File descriptors are the primary means of referencing files in our system. They are created, deleted, and manipulated through file interface operations, namely open(), close() read(), write(), and lseek(). From a programmer’s perspective, file descriptors are simply indexes into the process’s File Descriptor Table, which maintains a list of all currently open files for that process.

In this section, we will focus on how to utilize file descriptors to perform the same operations that FILE allows, and more. If you want to delve deeper into file descriptors, we recommend exploring this guide on the File Descriptor Table.

open()

All processes start with three default file descriptors, inherited from the process’s parent:

  • stdin (standard input): 0
  • stdout (standard output): 1
  • stderr (standard error): 2

To create new file descriptors (i.e. open new files), a process can use the open() system call. It receives the path to the file, some flags which are akin to the mode string passed to fopen(). An optional mode parameter that denotes the file’s permissions if the open must create it can also be provided. If you use O_CREAT, just remember to also pass 0644 (rw-r--r-- in octal, denoted by the first 0), or permissions more restrictive.

Some other useful flags for open() are:

  • O_APPEND: place file cursor at the end
  • O_CLOEXEC: close the file descriptor when exec() is called. This is useful because child processes inherit the file descriptors, and this can lead to security problems.
  • O_TRUNC: truncate the file to length 0.

close()

Once you are done with a file descriptor you should call close() to free its open file structure. This is similar to how you free memory once you are done with it.

read() and write()

read_bytes = read(fd, buf, num_bytes);
written_bytes = write(fd, buf, num_bytes);

As you know, verifying the return code of system calls is the way to go in general. This is even more apparent when dealing with I/O syscalls, namely read() and write(), which return the number of bytes read or written.

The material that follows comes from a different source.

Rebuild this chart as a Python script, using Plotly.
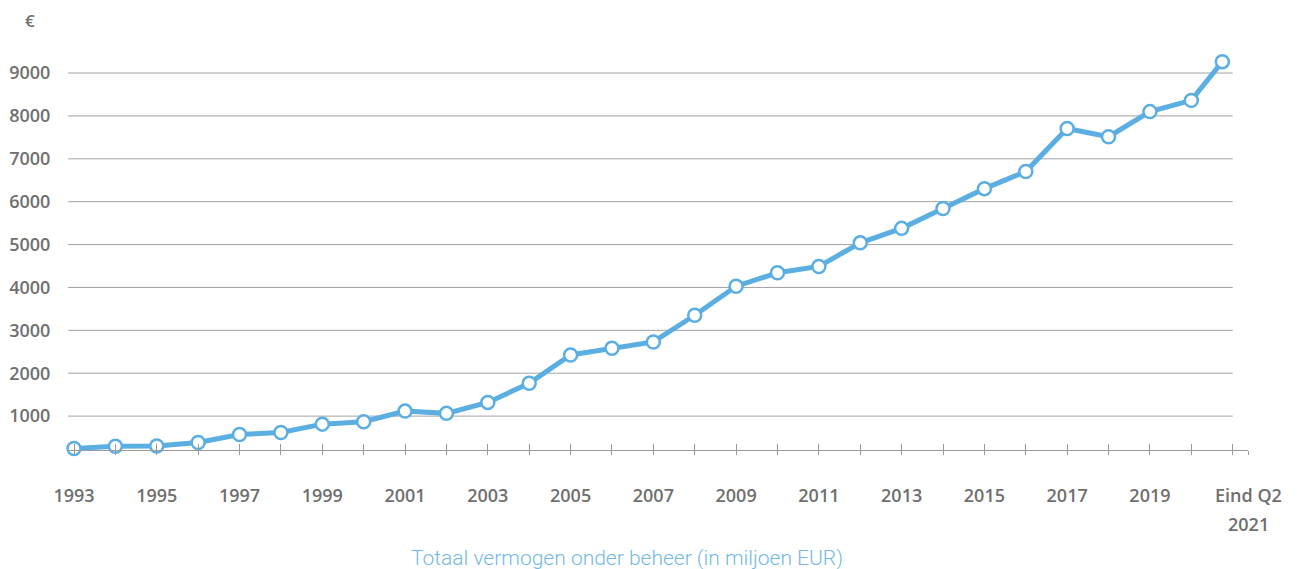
import plotly.graph_objects as go

years = [1993, 1994, 1995, 1996, 1997, 1998, 1999, 2000, 2001, 2002, 2003, 2004,
         2005, 2006, 2007, 2008, 2009, 2010, 2011, 2012, 2013, 2014, 2015, 2016,
         2017, 2018, 2019, 2020, 2020.75]
values = [245, 297, 305, 385, 572, 618, 813, 868, 1117, 1064, 1320, 1766,
          2427, 2583, 2730, 3352, 4030, 4343, 4490, 5040, 5378, 5842, 6304, 6702,
          7705, 7514, 8100, 8362, 9265]
tick_years = list(range(1993, 2022)) + [2021.37]
tick_labels = [str(y) if y % 2 == 1 and y <= 2019 else "" for y in range(1993, 2022)] + [""]
y_ticks = [1000, 2000, 3000, 4000, 5000, 6000, 7000, 8000, 9000]
end_label = ["Eind Q2", "2021"]
caption = "Totaal vermogen onder beheer (in miljoen EUR)"

TXT = "#6f6f6f"
BLUE = "#5BAEE2"
GRID = "#a3a3a3"
FONT = "Open Sans"

fig = go.Figure()
fig.add_trace(go.Scatter(
    x=years, y=values, mode="lines+markers",
    line=dict(color=BLUE, width=5),
    marker=dict(size=13, color="white", line=dict(color=BLUE, width=2.5)),
    cliponaxis=False, showlegend=False, hoverinfo="x+y",
))
# dummy trace on overlay axis for the inward tick halves
fig.add_trace(go.Scatter(x=[years[0]], y=[values[0]], xaxis="x2", mode="markers",
                         marker=dict(opacity=0), showlegend=False, hoverinfo="skip"))

xrange = [1992.855, 2021.37]
grid_end = 2021

shapes = [dict(type="line", xref="x", yref="y", x0=xrange[0], x1=grid_end, y0=v, y1=v,
               line=dict(color=GRID, width=1), layer="below") for v in y_ticks]

fig.update_layout(
    width=1290, height=561,
    margin=dict(l=60, r=50, t=35, b=119),
    plot_bgcolor="white", paper_bgcolor="white",
    shapes=shapes,
    xaxis=dict(
        range=xrange, tickmode="array", tickvals=tick_years, ticktext=tick_labels,
        showgrid=False, zeroline=False, showline=True, linecolor="#9a9a9a", linewidth=1,
        ticks="outside", ticklen=4, tickcolor="#9a9a9a", tickwidth=1,
        ticklabelstandoff=25, automargin=False,
        tickfont=dict(family=FONT, size=18, color=TXT, weight=600),
    ),
    xaxis2=dict(
        range=xrange, overlaying="x", anchor="y", side="bottom",
        tickmode="array", tickvals=tick_years, ticktext=["" for _ in tick_years],
        showgrid=False, zeroline=False, showline=False, automargin=False,
        ticks="inside", ticklen=6, tickcolor="#9a9a9a", tickwidth=1,
    ),
    yaxis=dict(
        range=[210, 9700], tickmode="array", tickvals=y_ticks,
        showgrid=False, zeroline=False, showline=False, automargin=False,
        ticks="outside", ticklen=13, tickcolor="rgba(0,0,0,0)",
        tickfont=dict(family=FONT, size=18, color=TXT, weight=600),
    ),
    annotations=[
        dict(text="€", xref="paper", yref="paper", x=-0.0322, y=1.0565,
             xanchor="center", yanchor="middle",
             showarrow=False, font=dict(family=FONT, size=17, color=TXT, weight=600)),
        dict(text=end_label[0], xref="x", yref="paper", x=2021.37, y=-0.1106,
             xanchor="center", yanchor="middle",
             showarrow=False, font=dict(family=FONT, size=18, color=TXT, weight=600)),
        dict(text=end_label[1], xref="x", yref="paper", x=2021.37, y=-0.1818,
             xanchor="center", yanchor="middle",
             showarrow=False, font=dict(family=FONT, size=18, color=TXT, weight=600)),
        dict(text=caption, xref="paper", yref="paper", x=0.4737, y=-0.2654,
             xanchor="center", yanchor="middle",
             showarrow=False, font=dict(family="Roboto", size=21, color="#74B9E5", weight=300)),
    ],
)

fig.write_html("out.html")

Syscalls returning the number of bytes might seem redundant, but once you hear about partial I/O operations, it is of utmost importance. If your process was interrupted by a signal while reading or writing, it is up to you to continue from where it left off.

Remember: It is mandatory that we always use read() and write() inside while loops. Higher-level functions like fread() and fwrite() also use while loops when calling read() and write() respectively. You can practice this by implementing your own cat command.

In the following sections, we’ll use file descriptors and read() and write() to interact with some inter-process-communication mechanisms, such as pipes.

lseek()

As you know, reading or writing from a file always continues from where it left off. Most of the time you would read from a file monotonically so it makes sense to keep the interface clean and handle bookkeeping in the back.

For cases when you selectively update the file or jump around fetching data, or making updates, we have lseek.

off_t lseek(int fd, off_t offset, int whence);

Its parameters are pretty intuitive: fd stands for the file descriptor and offset stands for the offset. The whence directive explains what offset is relative to, and has the following values:

  • SEEK_SET: the file offset is set to offset bytes.
  • SEEK_CUR: The file offset is set to its current location plus offset bytes.
  • SEEK_END: the file offset is set to the size of the file plus offset bytes.